Comments made last Friday by chief Palestinian negotiator Saeb Erekat – in which Erekat accused Israel of poisoning former Palestinian leader Yasser Arafat and expressed concerns that Jerusalem would similarly kill sitting Palestinian President Mahmoud Abbas – became fodder for a tense exchange at today’s State Department briefing, with journalists pressing Deputy Spokesperson Marie Harf on Washington’s stance regarding Palestinian incitement.

It would seem to me if that you give an interview to a major Arabic-language newspaper which is going to be read online and in print all over the region in which he asserts – the chief Palestinian negotiator asserts that Israel killed Arafat, and you guys don’t come out and publicly say, one, we don’t believe or we think or we know that that’s factually inaccurate; and two, this is not the kind of thing that’s going to get progress anywhere; or three, it’s certainly not the kind of thing that prepares or helps prepare the Palestinian people for what you hope will be an eventual peace deal. It gets back to what Prime Minister Netanyahu said about incitement when he was standing next to Kerry. Either you believe that the prime minister is right and that this Palestinian official is wrong, or you don’t.

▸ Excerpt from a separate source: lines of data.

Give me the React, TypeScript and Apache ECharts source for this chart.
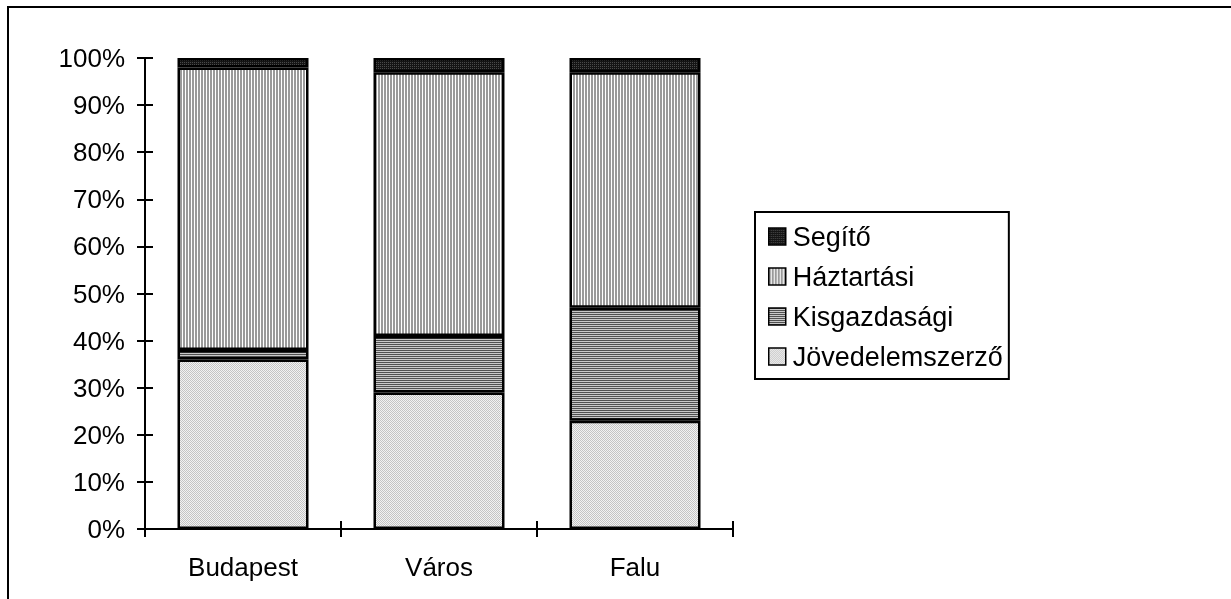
import React, { useEffect, useRef } from "react";
import * as echarts from "echarts";

const categories = ["Budapest", "Város", "Falu"];
const seriesNames = ["Jövedelemszerző", "Kisgazdasági", "Háztartási", "Segítő"];
const jovedelemszerzo = [36, 29, 23];
const kisgazdasagi = [2, 12, 24];
const haztartasi = [60, 56, 50];
const segito = [2, 3, 3];
const legendOrder = ["Segítő", "Háztartási", "Kisgazdasági", "Jövedelemszerző"];

const FONT = "'Liberation Sans', Arial, sans-serif";

function makePattern(w: number, h: number, draw: (ctx: CanvasRenderingContext2D) => void) {
  const c = document.createElement("canvas");
  c.width = w;
  c.height = h;
  const ctx = c.getContext("2d")!;
  draw(ctx);
  return { image: c, repeat: "repeat" } as any;
}

export default function App() {
  const ref = useRef<HTMLDivElement>(null);
  useEffect(() => {
    if (!ref.current) return;
    const chart = echarts.init(ref.current, undefined, { renderer: "svg" });

    const dots = makePattern(2, 2, (ctx) => {
      ctx.fillStyle = "#f2f2f2";
      ctx.fillRect(0, 0, 2, 2);
      ctx.fillStyle = "#c4c4c4";
      ctx.fillRect(0, 0, 1, 1);
      ctx.fillRect(1, 1, 1, 1);
    });
    const hStripes = makePattern(2, 2, (ctx) => {
      ctx.fillStyle = "#c8c8c8";
      ctx.fillRect(0, 0, 2, 2);
      ctx.fillStyle = "#505050";
      ctx.fillRect(0, 0, 2, 1);
    });
    const vStripes = makePattern(3, 3, (ctx) => {
      ctx.fillStyle = "#ffffff";
      ctx.fillRect(0, 0, 3, 3);
      ctx.fillStyle = "#9a9a9a";
      ctx.fillRect(0, 0, 2, 3);
    });
    const darkDots = makePattern(2, 2, (ctx) => {
      ctx.fillStyle = "#151515";
      ctx.fillRect(0, 0, 2, 2);
      ctx.fillStyle = "#4a4a4a";
      ctx.fillRect(0, 0, 1, 1);
    });
    const fills = [dots, hStripes, vStripes, darkDots];
    const values = [jovedelemszerzo, kisgazdasagi, haztartasi, segito];

    chart.setOption({
      animation: false,
      textStyle: { fontFamily: FONT, color: "#000" },
      graphic: [
        {
          type: "rect",
          shape: { x: 8, y: 7, width: 1400, height: 800 },
          style: { fill: "none", stroke: "#000", lineWidth: 2 },
          silent: true,
        },
      ],
      grid: { left: 145, top: 58, width: 588, height: 471, containLabel: false },
      legend: {
        orient: "vertical",
        left: 755,
        top: 212,
        data: legendOrder,
        itemWidth: 17,
        itemHeight: 17,
        itemGap: 13,
        padding: [11, 6, 9, 13],
        borderColor: "#000",
        borderWidth: 2,
        icon: "rect",
        selectedMode: false,
        itemStyle: { borderColor: "#000", borderWidth: 1.5 },
        textStyle: { fontSize: 27, color: "#000", fontFamily: FONT, padding: [0, 0, 0, 2] },
      },
      xAxis: [
        {
          type: "category",
          data: categories,
          boundaryGap: true,
          axisLine: { lineStyle: { color: "#000", width: 2 } },
          axisTick: { show: true, length: 8, lineStyle: { color: "#000", width: 2 } },
          axisLabel: { color: "#000", fontSize: 26, fontFamily: FONT, margin: 25 },
          splitLine: { show: false },
        },
        {
          type: "category",
          data: categories,
          position: "bottom",
          offset: 0,
          boundaryGap: true,
          axisLine: { show: false },
          axisTick: { show: true, inside: true, length: 8, lineStyle: { color: "#000", width: 2 } },
          axisLabel: { show: false },
          splitLine: { show: false },
        },
      ],
      yAxis: [
        {
          type: "value",
          min: 0,
          max: 100,
          interval: 10,
          axisLine: { show: true, lineStyle: { color: "#000", width: 2 } },
          axisTick: { show: true, length: 8, lineStyle: { color: "#000", width: 2 } },
          axisLabel: { color: "#000", fontSize: 26, fontFamily: FONT, margin: 20, formatter: "{value}%" },
          splitLine: { show: false },
        },
        {
          type: "value",
          min: 0,
          max: 100,
          interval: 10,
          position: "left",
          offset: 0,
          axisLine: { show: false },
          axisTick: { show: true, inside: true, length: 8, lineStyle: { color: "#000", width: 2 } },
          axisLabel: { show: false },
          splitLine: { show: false },
        },
      ],
      series: seriesNames.map((name, i) => ({
        name,
        type: "bar",
        stack: "total",
        barWidth: 131,
        xAxisIndex: 0,
        yAxisIndex: 0,
        data: values[i],
        itemStyle: { color: fills[i], borderColor: "#000", borderWidth: 2.5 },
        emphasis: { disabled: true },
      })),
    });
    return () => chart.dispose();
  }, []);
  return <div ref={ref} style={{ position: "fixed", left: 0, top: 0, width: 1231, height: 599 }} />;
}
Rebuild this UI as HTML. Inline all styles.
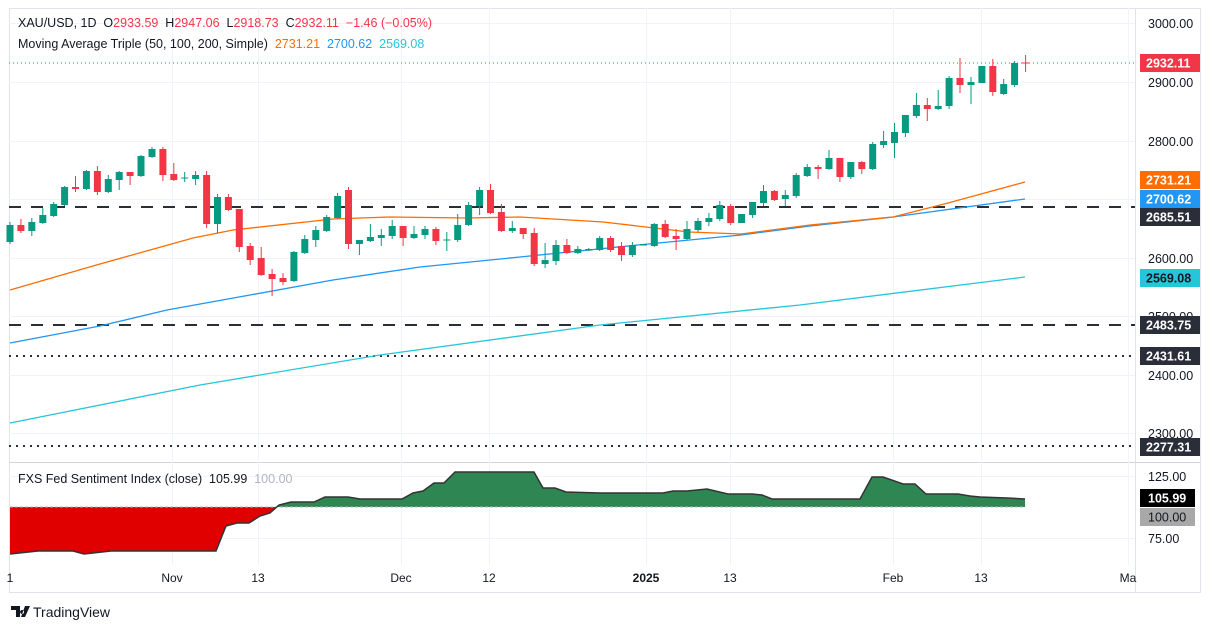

Harf responded by delineating between public and private conversations, prompting journalists to ask whether Washington, as a declared “honest broker,” had “an obligation to speak out when someone says something that is not honest, when something is dishonest.” Harf eventually said that she had not yet seen Erekat’s comments and would examine them further. By the end of the afternoon Associated Press reporter Matthew Lee noted that that State Department was continuing to resist taking a public position on the incident specifically or more broadly on Israeli complaints regarding Palestinian incitement. A spike in Palestinian terrorism against Israeli civilians has deepened Jerusalem’s concerns regarding statements and actions made by top Palestinian figures that demonize Israel and celebrate violence. Abbas, for instance, has embraced Palestinian terrorists freed in both December and October as “heroes.” Israel’s cabinet this weekend blasted what Israeli officials described as the Palestinian “culture of hate.”

“This is a very grave phenomenon,” said Prime Minister Binyamin Netanyahu, reiterating a theme he stressed Thursday during a statement to the press he made alongside US Secretary of State John Kerry. “True peace cannot exist without stopping the incitement against Israel and educating for peace,” he said. “The refusal of the Palestinians to recognize Israel as the state of the Jewish People and declare the end of national demands – this is the root of the conflict. This is also the reason why we are insisting on significant security measures, so that we will be able to defend ourselves by ourselves in any situation.”